◆ **What to do**: Quote the listing below in full and exactly as written, but omit every picture.

━━━ Collected data ━━━

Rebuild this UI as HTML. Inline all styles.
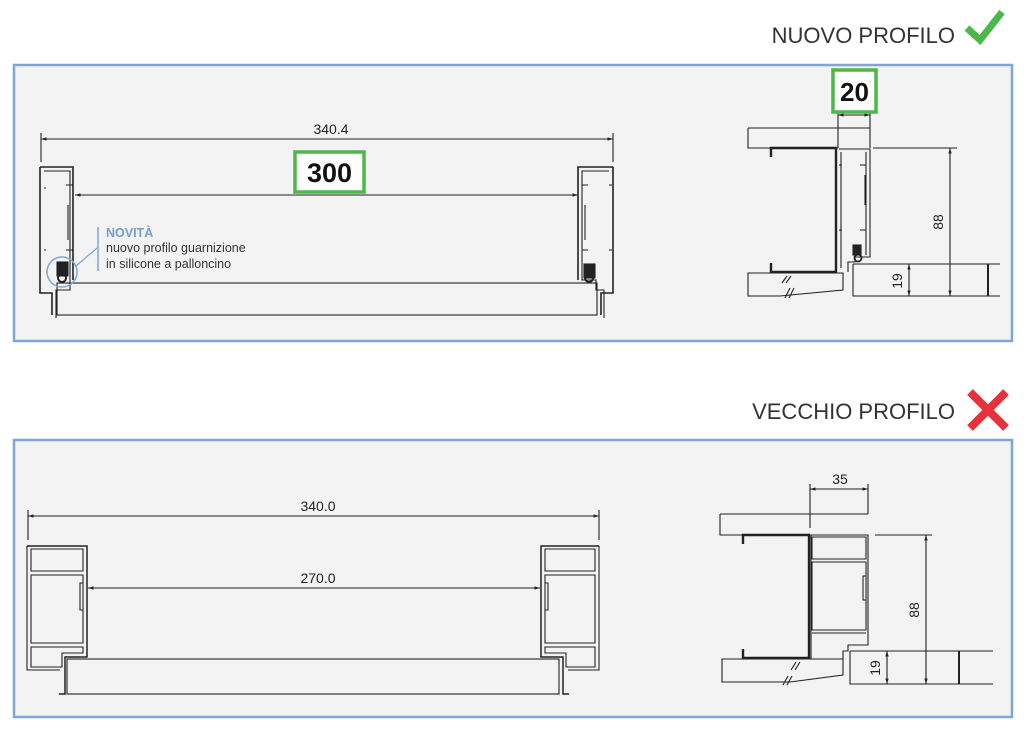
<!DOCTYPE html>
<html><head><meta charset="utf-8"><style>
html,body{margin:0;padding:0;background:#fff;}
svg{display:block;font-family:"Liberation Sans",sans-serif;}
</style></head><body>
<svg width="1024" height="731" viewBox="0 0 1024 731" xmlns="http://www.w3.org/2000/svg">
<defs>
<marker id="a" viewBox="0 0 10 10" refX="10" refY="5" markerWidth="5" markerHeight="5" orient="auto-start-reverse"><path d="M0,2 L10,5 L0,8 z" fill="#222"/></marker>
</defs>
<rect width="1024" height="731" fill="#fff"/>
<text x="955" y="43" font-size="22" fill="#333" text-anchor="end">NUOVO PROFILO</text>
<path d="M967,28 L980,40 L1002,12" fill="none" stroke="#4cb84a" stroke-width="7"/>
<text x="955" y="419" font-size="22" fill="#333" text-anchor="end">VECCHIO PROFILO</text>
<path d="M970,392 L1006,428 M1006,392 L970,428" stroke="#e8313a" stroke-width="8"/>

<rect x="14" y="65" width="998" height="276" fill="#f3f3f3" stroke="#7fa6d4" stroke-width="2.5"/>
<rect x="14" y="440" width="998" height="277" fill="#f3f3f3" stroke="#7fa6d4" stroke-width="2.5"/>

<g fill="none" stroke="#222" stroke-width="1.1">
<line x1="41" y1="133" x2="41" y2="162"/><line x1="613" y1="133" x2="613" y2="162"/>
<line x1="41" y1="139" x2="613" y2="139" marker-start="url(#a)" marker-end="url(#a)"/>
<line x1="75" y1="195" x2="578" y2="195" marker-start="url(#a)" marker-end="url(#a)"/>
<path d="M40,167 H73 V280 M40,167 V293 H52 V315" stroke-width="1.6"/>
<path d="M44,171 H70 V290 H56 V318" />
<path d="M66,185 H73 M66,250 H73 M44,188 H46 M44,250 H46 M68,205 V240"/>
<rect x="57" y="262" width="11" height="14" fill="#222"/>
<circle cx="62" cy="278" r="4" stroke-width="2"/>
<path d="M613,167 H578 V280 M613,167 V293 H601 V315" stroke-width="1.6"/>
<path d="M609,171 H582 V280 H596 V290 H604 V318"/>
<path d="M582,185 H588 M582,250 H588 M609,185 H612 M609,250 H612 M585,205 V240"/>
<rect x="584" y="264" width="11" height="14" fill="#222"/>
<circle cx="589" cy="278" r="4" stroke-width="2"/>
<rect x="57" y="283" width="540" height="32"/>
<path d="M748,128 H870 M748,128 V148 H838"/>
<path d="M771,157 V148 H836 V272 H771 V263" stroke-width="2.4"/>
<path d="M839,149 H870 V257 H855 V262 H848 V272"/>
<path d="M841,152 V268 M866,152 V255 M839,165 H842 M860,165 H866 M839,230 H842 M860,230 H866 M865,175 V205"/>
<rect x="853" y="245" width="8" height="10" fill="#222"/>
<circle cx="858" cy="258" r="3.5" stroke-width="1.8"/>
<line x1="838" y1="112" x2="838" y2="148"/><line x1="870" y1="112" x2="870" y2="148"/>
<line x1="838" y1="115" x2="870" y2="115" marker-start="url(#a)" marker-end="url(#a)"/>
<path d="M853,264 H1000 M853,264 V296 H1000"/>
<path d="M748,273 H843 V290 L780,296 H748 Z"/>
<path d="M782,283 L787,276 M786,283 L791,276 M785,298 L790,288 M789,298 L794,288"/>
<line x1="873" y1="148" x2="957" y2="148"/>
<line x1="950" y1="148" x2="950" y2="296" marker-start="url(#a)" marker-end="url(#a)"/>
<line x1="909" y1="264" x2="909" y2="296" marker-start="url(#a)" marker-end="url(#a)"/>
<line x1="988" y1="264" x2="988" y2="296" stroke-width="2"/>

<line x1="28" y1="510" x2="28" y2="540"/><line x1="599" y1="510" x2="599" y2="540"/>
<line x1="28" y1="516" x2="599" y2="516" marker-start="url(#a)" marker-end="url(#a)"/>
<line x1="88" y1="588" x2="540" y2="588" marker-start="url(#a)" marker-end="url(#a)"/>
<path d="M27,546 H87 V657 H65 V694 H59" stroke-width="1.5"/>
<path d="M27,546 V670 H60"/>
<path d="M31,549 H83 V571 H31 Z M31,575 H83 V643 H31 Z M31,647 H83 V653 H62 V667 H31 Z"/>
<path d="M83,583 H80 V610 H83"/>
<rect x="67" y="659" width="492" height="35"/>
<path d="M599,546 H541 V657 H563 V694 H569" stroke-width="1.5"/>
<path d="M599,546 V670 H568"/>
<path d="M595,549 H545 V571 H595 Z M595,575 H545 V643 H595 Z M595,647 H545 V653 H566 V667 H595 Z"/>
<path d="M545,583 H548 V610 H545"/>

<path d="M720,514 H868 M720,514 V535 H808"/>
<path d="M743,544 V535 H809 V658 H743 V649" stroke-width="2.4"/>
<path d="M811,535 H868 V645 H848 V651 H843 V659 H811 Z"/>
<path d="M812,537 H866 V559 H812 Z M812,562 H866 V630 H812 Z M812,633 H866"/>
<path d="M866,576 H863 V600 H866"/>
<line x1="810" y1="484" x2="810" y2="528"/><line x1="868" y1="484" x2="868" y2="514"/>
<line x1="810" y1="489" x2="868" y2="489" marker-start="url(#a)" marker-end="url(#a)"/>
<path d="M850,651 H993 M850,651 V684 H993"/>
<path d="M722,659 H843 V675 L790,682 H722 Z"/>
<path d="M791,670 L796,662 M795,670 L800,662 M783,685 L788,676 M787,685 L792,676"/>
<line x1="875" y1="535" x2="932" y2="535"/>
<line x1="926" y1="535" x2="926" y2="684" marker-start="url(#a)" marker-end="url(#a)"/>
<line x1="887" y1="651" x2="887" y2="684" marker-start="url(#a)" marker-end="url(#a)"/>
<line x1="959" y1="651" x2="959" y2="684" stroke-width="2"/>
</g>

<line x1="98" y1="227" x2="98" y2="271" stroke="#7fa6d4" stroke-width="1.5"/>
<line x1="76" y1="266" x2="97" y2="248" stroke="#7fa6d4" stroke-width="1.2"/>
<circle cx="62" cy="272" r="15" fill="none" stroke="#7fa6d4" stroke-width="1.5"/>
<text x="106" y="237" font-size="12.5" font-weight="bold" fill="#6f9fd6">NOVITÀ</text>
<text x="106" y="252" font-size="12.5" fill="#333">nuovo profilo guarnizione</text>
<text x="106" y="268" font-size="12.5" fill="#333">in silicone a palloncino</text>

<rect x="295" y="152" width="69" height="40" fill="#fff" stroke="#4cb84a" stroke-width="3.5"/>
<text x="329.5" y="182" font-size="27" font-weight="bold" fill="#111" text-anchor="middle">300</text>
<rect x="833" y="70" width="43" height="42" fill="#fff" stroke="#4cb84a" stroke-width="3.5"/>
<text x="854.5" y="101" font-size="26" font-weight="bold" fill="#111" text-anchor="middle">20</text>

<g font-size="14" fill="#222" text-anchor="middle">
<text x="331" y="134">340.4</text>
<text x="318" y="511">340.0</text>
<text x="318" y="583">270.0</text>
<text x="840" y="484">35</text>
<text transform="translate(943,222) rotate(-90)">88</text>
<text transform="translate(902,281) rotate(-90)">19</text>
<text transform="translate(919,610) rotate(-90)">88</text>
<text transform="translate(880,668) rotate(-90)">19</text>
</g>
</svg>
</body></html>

━━━

◆ **Reply**:
Rebuild this UI as HTML. Inline all styles.
<!DOCTYPE html>
<html><head><meta charset="utf-8"><style>
html,body{margin:0;padding:0;background:#fff;}
svg{display:block;font-family:"Liberation Sans",sans-serif;}
</style></head><body>
<svg width="1024" height="731" viewBox="0 0 1024 731" xmlns="http://www.w3.org/2000/svg">
<defs>
<marker id="a" viewBox="0 0 10 10" refX="10" refY="5" markerWidth="5" markerHeight="5" orient="auto-start-reverse"><path d="M0,2 L10,5 L0,8 z" fill="#222"/></marker>
</defs>
<rect width="1024" height="731" fill="#fff"/>
<text x="955" y="43" font-size="22" fill="#333" text-anchor="end">NUOVO PROFILO</text>
<path d="M967,28 L980,40 L1002,12" fill="none" stroke="#4cb84a" stroke-width="7"/>
<text x="955" y="419" font-size="22" fill="#333" text-anchor="end">VECCHIO PROFILO</text>
<path d="M970,392 L1006,428 M1006,392 L970,428" stroke="#e8313a" stroke-width="8"/>

<rect x="14" y="65" width="998" height="276" fill="#f3f3f3" stroke="#7fa6d4" stroke-width="2.5"/>
<rect x="14" y="440" width="998" height="277" fill="#f3f3f3" stroke="#7fa6d4" stroke-width="2.5"/>

<g fill="none" stroke="#222" stroke-width="1.1">
<line x1="41" y1="133" x2="41" y2="162"/><line x1="613" y1="133" x2="613" y2="162"/>
<line x1="41" y1="139" x2="613" y2="139" marker-start="url(#a)" marker-end="url(#a)"/>
<line x1="75" y1="195" x2="578" y2="195" marker-start="url(#a)" marker-end="url(#a)"/>
<path d="M40,167 H73 V280 M40,167 V293 H52 V315" stroke-width="1.6"/>
<path d="M44,171 H70 V290 H56 V318" />
<path d="M66,185 H73 M66,250 H73 M44,188 H46 M44,250 H46 M68,205 V240"/>
<rect x="57" y="262" width="11" height="14" fill="#222"/>
<circle cx="62" cy="278" r="4" stroke-width="2"/>
<path d="M613,167 H578 V280 M613,167 V293 H601 V315" stroke-width="1.6"/>
<path d="M609,171 H582 V280 H596 V290 H604 V318"/>
<path d="M582,185 H588 M582,250 H588 M609,185 H612 M609,250 H612 M585,205 V240"/>
<rect x="584" y="264" width="11" height="14" fill="#222"/>
<circle cx="589" cy="278" r="4" stroke-width="2"/>
<rect x="57" y="283" width="540" height="32"/>
<path d="M748,128 H870 M748,128 V148 H838"/>
<path d="M771,157 V148 H836 V272 H771 V263" stroke-width="2.4"/>
<path d="M839,149 H870 V257 H855 V262 H848 V272"/>
<path d="M841,152 V268 M866,152 V255 M839,165 H842 M860,165 H866 M839,230 H842 M860,230 H866 M865,175 V205"/>
<rect x="853" y="245" width="8" height="10" fill="#222"/>
<circle cx="858" cy="258" r="3.5" stroke-width="1.8"/>
<line x1="838" y1="112" x2="838" y2="148"/><line x1="870" y1="112" x2="870" y2="148"/>
<line x1="838" y1="115" x2="870" y2="115" marker-start="url(#a)" marker-end="url(#a)"/>
<path d="M853,264 H1000 M853,264 V296 H1000"/>
<path d="M748,273 H843 V290 L780,296 H748 Z"/>
<path d="M782,283 L787,276 M786,283 L791,276 M785,298 L790,288 M789,298 L794,288"/>
<line x1="873" y1="148" x2="957" y2="148"/>
<line x1="950" y1="148" x2="950" y2="296" marker-start="url(#a)" marker-end="url(#a)"/>
<line x1="909" y1="264" x2="909" y2="296" marker-start="url(#a)" marker-end="url(#a)"/>
<line x1="988" y1="264" x2="988" y2="296" stroke-width="2"/>

<line x1="28" y1="510" x2="28" y2="540"/><line x1="599" y1="510" x2="599" y2="540"/>
<line x1="28" y1="516" x2="599" y2="516" marker-start="url(#a)" marker-end="url(#a)"/>
<line x1="88" y1="588" x2="540" y2="588" marker-start="url(#a)" marker-end="url(#a)"/>
<path d="M27,546 H87 V657 H65 V694 H59" stroke-width="1.5"/>
<path d="M27,546 V670 H60"/>
<path d="M31,549 H83 V571 H31 Z M31,575 H83 V643 H31 Z M31,647 H83 V653 H62 V667 H31 Z"/>
<path d="M83,583 H80 V610 H83"/>
<rect x="67" y="659" width="492" height="35"/>
<path d="M599,546 H541 V657 H563 V694 H569" stroke-width="1.5"/>
<path d="M599,546 V670 H568"/>
<path d="M595,549 H545 V571 H595 Z M595,575 H545 V643 H595 Z M595,647 H545 V653 H566 V667 H595 Z"/>
<path d="M545,583 H548 V610 H545"/>

<path d="M720,514 H868 M720,514 V535 H808"/>
<path d="M743,544 V535 H809 V658 H743 V649" stroke-width="2.4"/>
<path d="M811,535 H868 V645 H848 V651 H843 V659 H811 Z"/>
<path d="M812,537 H866 V559 H812 Z M812,562 H866 V630 H812 Z M812,633 H866"/>
<path d="M866,576 H863 V600 H866"/>
<line x1="810" y1="484" x2="810" y2="528"/><line x1="868" y1="484" x2="868" y2="514"/>
<line x1="810" y1="489" x2="868" y2="489" marker-start="url(#a)" marker-end="url(#a)"/>
<path d="M850,651 H993 M850,651 V684 H993"/>
<path d="M722,659 H843 V675 L790,682 H722 Z"/>
<path d="M791,670 L796,662 M795,670 L800,662 M783,685 L788,676 M787,685 L792,676"/>
<line x1="875" y1="535" x2="932" y2="535"/>
<line x1="926" y1="535" x2="926" y2="684" marker-start="url(#a)" marker-end="url(#a)"/>
<line x1="887" y1="651" x2="887" y2="684" marker-start="url(#a)" marker-end="url(#a)"/>
<line x1="959" y1="651" x2="959" y2="684" stroke-width="2"/>
</g>

<line x1="98" y1="227" x2="98" y2="271" stroke="#7fa6d4" stroke-width="1.5"/>
<line x1="76" y1="266" x2="97" y2="248" stroke="#7fa6d4" stroke-width="1.2"/>
<circle cx="62" cy="272" r="15" fill="none" stroke="#7fa6d4" stroke-width="1.5"/>
<text x="106" y="237" font-size="12.5" font-weight="bold" fill="#6f9fd6">NOVITÀ</text>
<text x="106" y="252" font-size="12.5" fill="#333">nuovo profilo guarnizione</text>
<text x="106" y="268" font-size="12.5" fill="#333">in silicone a palloncino</text>

<rect x="295" y="152" width="69" height="40" fill="#fff" stroke="#4cb84a" stroke-width="3.5"/>
<text x="329.5" y="182" font-size="27" font-weight="bold" fill="#111" text-anchor="middle">300</text>
<rect x="833" y="70" width="43" height="42" fill="#fff" stroke="#4cb84a" stroke-width="3.5"/>
<text x="854.5" y="101" font-size="26" font-weight="bold" fill="#111" text-anchor="middle">20</text>

<g font-size="14" fill="#222" text-anchor="middle">
<text x="331" y="134">340.4</text>
<text x="318" y="511">340.0</text>
<text x="318" y="583">270.0</text>
<text x="840" y="484">35</text>
<text transform="translate(943,222) rotate(-90)">88</text>
<text transform="translate(902,281) rotate(-90)">19</text>
<text transform="translate(919,610) rotate(-90)">88</text>
<text transform="translate(880,668) rotate(-90)">19</text>
</g>
</svg>
</body></html>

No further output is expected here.